>> START DATA EXCERPTS

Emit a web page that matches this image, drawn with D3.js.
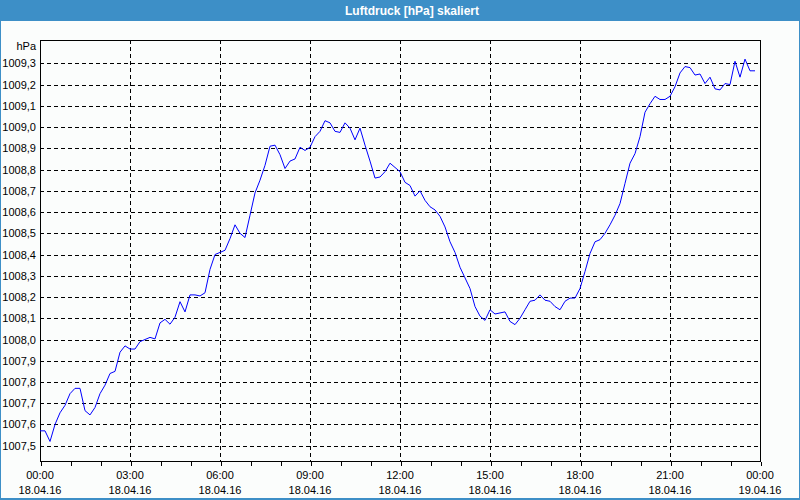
<!DOCTYPE html>
<html><head><meta charset="utf-8">
<script src="https://cdn.jsdelivr.net/npm/d3@7"></script>
<style>
html,body{margin:0;padding:0;background:#fff;}
svg{display:block;}
text{font-family:"Liberation Sans",Arial,sans-serif;}
</style></head>
<body>
<script>
// ---- data ----
const title = "Luftdruck [hPa] skaliert";
const unit = "hPa";
const startTime = "2016-04-18T00:00:00";
const endTime = "2016-04-19T00:00:00";
const stepMinutes = 10;
// pressure values every 10 minutes from 00:00 to 23:50
const pressure = [
1007.57,1007.57,1007.52,1007.60,1007.655,1007.69,1007.745,1007.77,1007.77,1007.665,
1007.645,1007.68,1007.745,1007.785,1007.84,1007.85,1007.94,1007.97,1007.955,1007.955,
1007.99,1008.00,1008.01,1008.003,1008.078,1008.095,1008.072,1008.105,1008.178,1008.13,
1008.21,1008.21,1008.205,1008.22,1008.33,1008.40,1008.41,1008.42,1008.475,1008.54,
1008.50,1008.48,1008.585,1008.69,1008.75,1008.82,1008.91,1008.915,1008.87,1008.805,
1008.84,1008.85,1008.905,1008.89,1008.905,1008.955,1008.98,1009.03,1009.02,1008.98,
1008.975,1009.02,1008.995,1008.94,1008.995,1008.915,1008.84,1008.76,1008.765,1008.79,
1008.83,1008.81,1008.79,1008.74,1008.725,1008.675,1008.70,1008.655,1008.625,1008.61,
1008.58,1008.53,1008.46,1008.41,1008.34,1008.29,1008.24,1008.155,1008.11,1008.09,
1008.14,1008.12,1008.125,1008.13,1008.085,1008.07,1008.10,1008.14,1008.18,1008.185,
1008.21,1008.185,1008.18,1008.155,1008.14,1008.18,1008.195,1008.195,1008.24,1008.32,
1008.405,1008.46,1008.47,1008.50,1008.54,1008.585,1008.64,1008.735,1008.83,1008.875,
1008.955,1009.07,1009.11,1009.145,1009.13,1009.13,1009.145,1009.19,1009.255,1009.285,
1009.28,1009.245,1009.25,1009.205,1009.235,1009.18,1009.175,1009.205,1009.20,1009.31,
1009.235,1009.32,1009.265,1009.265
];
const yDomain = [1007.428, 1009.41];
const yTicks = [1007.5,1007.6,1007.7,1007.8,1007.9,1008.0,1008.1,1008.2,1008.3,1008.4,
  1008.5,1008.6,1008.7,1008.8,1008.9,1009.0,1009.1,1009.2,1009.3];

// ---- layout ----
const W = 800, H = 500;
const m = {left:40, right:760, top:40, bottom:461};

const parse = d3.isoParse;
const t0 = parse(startTime), t1 = parse(endTime);
const data = pressure.map((v,i)=>({t:d3.timeMinute.offset(t0, i*stepMinutes), v}));

const x = d3.scaleTime().domain([t0,t1]).range([m.left, m.right]);
const y = d3.scaleLinear().domain(yDomain).range([m.bottom, m.top]);

const svg = d3.select("body").append("svg").attr("width",W).attr("height",H);

// background + border
svg.append("rect").attr("x",0).attr("y",0).attr("width",W).attr("height",H).attr("fill","#3d8fc7");
svg.append("rect").attr("x",1).attr("y",21).attr("width",W-2).attr("height",H-23).attr("fill","#fbfdfc");

// title
svg.append("text").attr("x",412).attr("y",11).attr("dy","0.35em")
  .attr("text-anchor","middle").attr("fill","#fff").attr("font-weight","bold")
  .attr("font-size","12px").text(title);

// grid
const g = svg.append("g").attr("shape-rendering","crispEdges");
g.selectAll("line.h").data(yTicks).join("line").attr("class","h")
  .attr("x1",m.left).attr("x2",m.right)
  .attr("y1",d=>Math.round(y(d))+0.5).attr("y2",d=>Math.round(y(d))+0.5)
  .attr("stroke","#000").attr("stroke-dasharray","4,3");
const majorTimes = d3.timeHour.every(3).range(t0, d3.timeMinute.offset(t1,1));
g.selectAll("line.v").data(majorTimes.slice(1,-1)).join("line").attr("class","v")
  .attr("y1",m.top).attr("y2",m.bottom)
  .attr("x1",d=>Math.round(x(d))+0.5).attr("x2",d=>Math.round(x(d))+0.5)
  .attr("stroke","#000").attr("stroke-dasharray","4,3");

// x axis
const fmtT = d3.timeFormat("%H:%M"), fmtD = d3.timeFormat("%d.%m.%y");
const xAxis = d3.axisBottom(x).ticks(d3.timeHour.every(1)).tickSize(4).tickFormat("");
const xa = svg.append("g").attr("transform",`translate(0.5,${m.bottom+0.5})`).call(xAxis);
xa.select(".domain").remove();
xa.selectAll("line").attr("stroke","#000").attr("shape-rendering","crispEdges");
const lab = svg.append("g");
majorTimes.forEach(d=>{
  lab.append("text").attr("x",x(d)).attr("y",475).attr("dy","0.35em")
    .attr("text-anchor","middle").attr("font-size","11px").attr("fill","#000").text(fmtT(d));
  lab.append("text").attr("x",x(d)).attr("y",490).attr("dy","0.35em")
    .attr("text-anchor","middle").attr("font-size","11px").attr("fill","#000").text(fmtD(d));
});

// y axis labels
const fmtY = v => d3.format(".1f")(v).replace(".",",");
const ya = svg.append("g").attr("transform",`translate(${m.left},0)`)
  .call(d3.axisLeft(y).tickValues(yTicks).tickSize(0).tickPadding(4).tickFormat(fmtY));
ya.select(".domain").remove();
ya.selectAll("text").attr("font-size","11px").attr("fill","#000")
  .attr("font-family","Liberation Sans, Arial, sans-serif");
svg.append("text").attr("x",m.left-4).attr("y",46).attr("dy","0.35em")
  .attr("text-anchor","end").attr("font-size","11px").text(unit);

// frame
svg.append("rect").attr("x",m.left+0.5).attr("y",m.top+0.5)
  .attr("width",m.right-m.left).attr("height",m.bottom-m.top)
  .attr("fill","none").attr("stroke","#000").attr("shape-rendering","crispEdges");

// line
const line = d3.line().x(d=>x(d.t)).y(d=>y(d.v));
svg.append("path").datum(data).attr("d",line).attr("fill","none")
  .attr("stroke","#0000ff").attr("stroke-width",1);
</script>
</body></html>
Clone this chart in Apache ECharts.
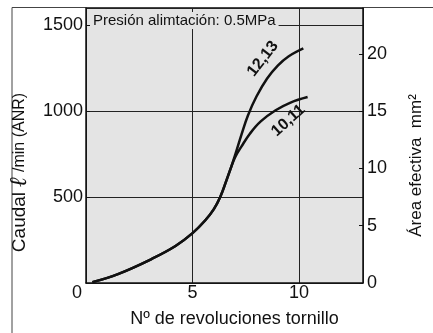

>> END DATA EXCERPTS

**TO BE DONE:**
Count all lines of the data that include "this". The answer is the number alone.

**WRITTEN SOLUTION:**
2